2. Undersized Protective Earth (PE) Bus Bar
The internal ground bus bar must be sized to handle the maximum fault current the panel will endure, not just the nominal current. Furthermore, NEC 250.122 requires the equipment grounding conductor to be sized based on the main overcurrent protective device. A common failure is using a tiny 1/4-inch copper bus bar for a panel fed by a 400A main breaker. The bus must be physically robust enough to withstand the magnetic forces of a 65kA fault without tearing away from the standoffs.
3. Dead Front Violations
NEC 409.100 requires that panels be constructed so that no live parts are exposed to an operator when the enclosure door is open. If you have 120VAC or 480VAC terminal blocks mounted near the door swing, you must install a polycarbonate dead-front shield or use IP20 finger-safe terminal blocks (like the Wago TOPJOB S series). Inspectors will physically reach into the panel with a standard test probe to verify IP20 compliance.
4. Missing Wire Markers at Both Ends
Every wire must be permanently marked at both termination points with a designation that matches the electrical schematic. Wrap-around heat shrink or high-quality self-laminating vinyl markers (printed via a Brady BMP71 or similar thermal transfer printer) are required. Handwritten tape labels are an instant rejection in modern industrial environments.

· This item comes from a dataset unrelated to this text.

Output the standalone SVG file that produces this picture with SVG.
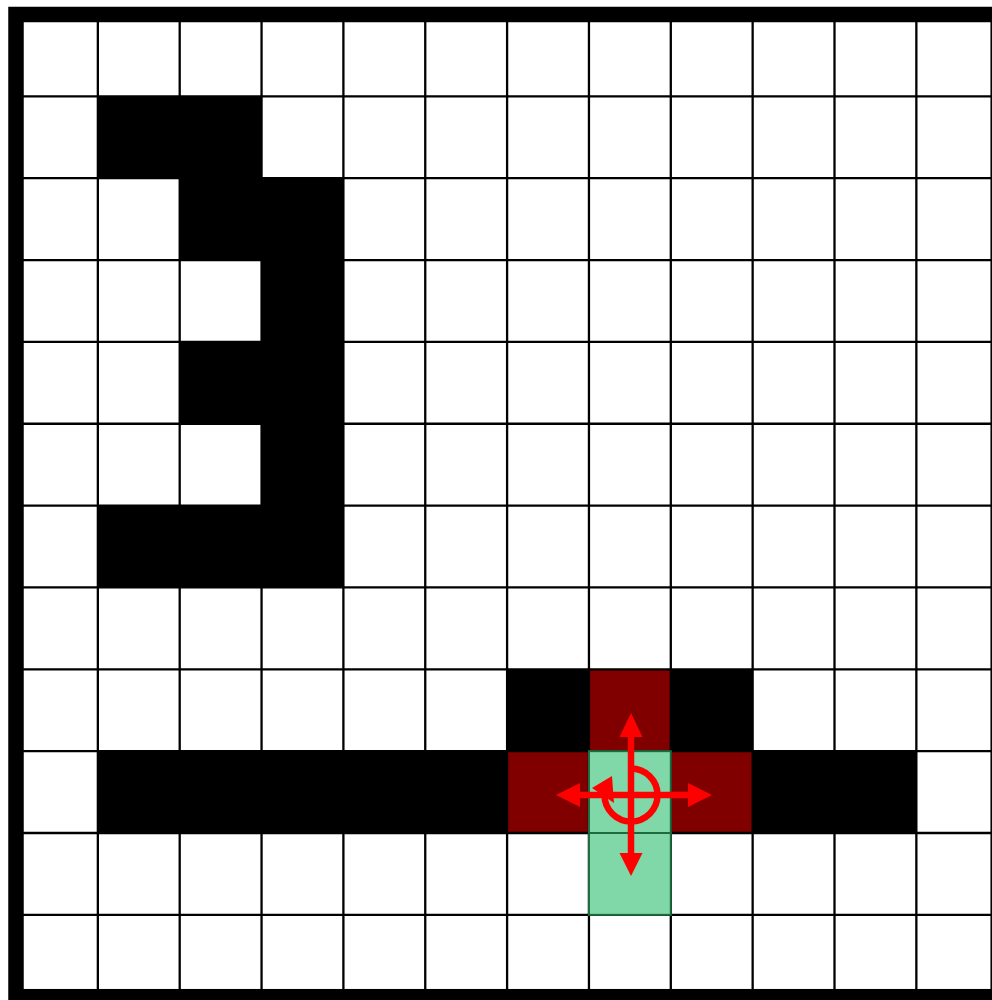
<svg xmlns="http://www.w3.org/2000/svg" width="992" height="1000" viewBox="0 0 992 1000">
<style>
.blk{fill:#000}
.red{fill:#800000}
.grn{fill:#80d8a8;stroke:#1f6a3e;stroke-width:2}
.gl{stroke:#000;stroke-width:2.3}
.arr{fill:#ff0000}
.shaft{stroke:#ff0000;stroke-width:6.5;fill:none}
</style>
<rect id="background" x="0" y="0" width="992" height="1000" fill="#fff"/>
<g id="walls">
<rect class="blk" x="97.85" y="96.35" width="163.7" height="81.85"/>
<rect class="blk" x="179.7" y="178.2" width="163.7" height="81.85"/>
<rect class="blk" x="261.55" y="260.05" width="81.85" height="81.85"/>
<rect class="blk" x="179.7" y="341.9" width="163.7" height="81.85"/>
<rect class="blk" x="261.55" y="423.75" width="81.85" height="81.85"/>
<rect class="blk" x="97.85" y="505.6" width="245.55" height="81.85"/>
<rect class="blk" x="507.1" y="669.3" width="81.85" height="81.85"/>
<rect class="blk" x="670.8" y="669.3" width="81.85" height="81.85"/>
<rect class="blk" x="97.85" y="751.15" width="409.25" height="81.85"/>
<rect class="blk" x="752.65" y="751.15" width="163.7" height="81.85"/>
</g>
<g id="neighbours">
<rect class="red" x="588.95" y="669.3" width="81.85" height="81.85"/>
<rect class="red" x="507.1" y="751.15" width="81.85" height="81.85"/>
<rect class="red" x="670.8" y="751.15" width="81.85" height="81.85"/>
</g>
<g id="grid">
<line class="gl" x1="97.85" y1="14.5" x2="97.85" y2="996.7"/>
<line class="gl" x1="179.7" y1="14.5" x2="179.7" y2="996.7"/>
<line class="gl" x1="261.55" y1="14.5" x2="261.55" y2="996.7"/>
<line class="gl" x1="343.4" y1="14.5" x2="343.4" y2="996.7"/>
<line class="gl" x1="425.25" y1="14.5" x2="425.25" y2="996.7"/>
<line class="gl" x1="507.1" y1="14.5" x2="507.1" y2="996.7"/>
<line class="gl" x1="588.95" y1="14.5" x2="588.95" y2="996.7"/>
<line class="gl" x1="670.8" y1="14.5" x2="670.8" y2="996.7"/>
<line class="gl" x1="752.65" y1="14.5" x2="752.65" y2="996.7"/>
<line class="gl" x1="834.5" y1="14.5" x2="834.5" y2="996.7"/>
<line class="gl" x1="916.35" y1="14.5" x2="916.35" y2="996.7"/>
<line class="gl" x1="16" y1="96.35" x2="998.2" y2="96.35"/>
<line class="gl" x1="16" y1="178.2" x2="998.2" y2="178.2"/>
<line class="gl" x1="16" y1="260.05" x2="998.2" y2="260.05"/>
<line class="gl" x1="16" y1="341.9" x2="998.2" y2="341.9"/>
<line class="gl" x1="16" y1="423.75" x2="998.2" y2="423.75"/>
<line class="gl" x1="16" y1="505.6" x2="998.2" y2="505.6"/>
<line class="gl" x1="16" y1="587.45" x2="998.2" y2="587.45"/>
<line class="gl" x1="16" y1="669.3" x2="998.2" y2="669.3"/>
<line class="gl" x1="16" y1="751.15" x2="998.2" y2="751.15"/>
<line class="gl" x1="16" y1="833" x2="998.2" y2="833"/>
<line class="gl" x1="16" y1="914.85" x2="998.2" y2="914.85"/>
</g>
<g id="path-cells">
<rect class="grn" x="588.95" y="751.15" width="81.85" height="81.85"/>
<rect class="grn" x="588.95" y="833" width="81.85" height="81.85"/>
</g>
<rect id="frame" x="16" y="14.5" width="982.2" height="982.2" fill="none" stroke="#000" stroke-width="15.5"/>
<g id="actions">
<line class="shaft" x1="631" y1="735" x2="631" y2="855"/>
<line class="shaft" x1="578" y1="795" x2="690" y2="795"/>
<polygon class="arr" points="631,713 619.5,737 642.5,737"/>
<polygon class="arr" points="631,876 619.5,853 642.5,853"/>
<polygon class="arr" points="556,795 580,783 580,807"/>
<polygon class="arr" points="712,795 688,783 688,807"/>
<path class="shaft" d="M631 768.5 A26.5 26.5 0 1 1 604.5 795"/>
<polygon class="arr" points="592,788 612,776 614,803"/>
</g>
</svg>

Final Thoughts on Compliance
Adhering to electrical control panel wiring standards is not about doing the bare minimum to satisfy an inspector; it is about engineering a system that will operate safely for decades. By internalizing the color codes of NFPA 79, the separation rules of UL 508A, and the termination rigor demanded by the NEC, you transform your panel shop from a simple assembly line into a center of electrical excellence. Always keep your torque tools calibrated, your SCCR calculations documented, and your wire ducts below the 50% fill line.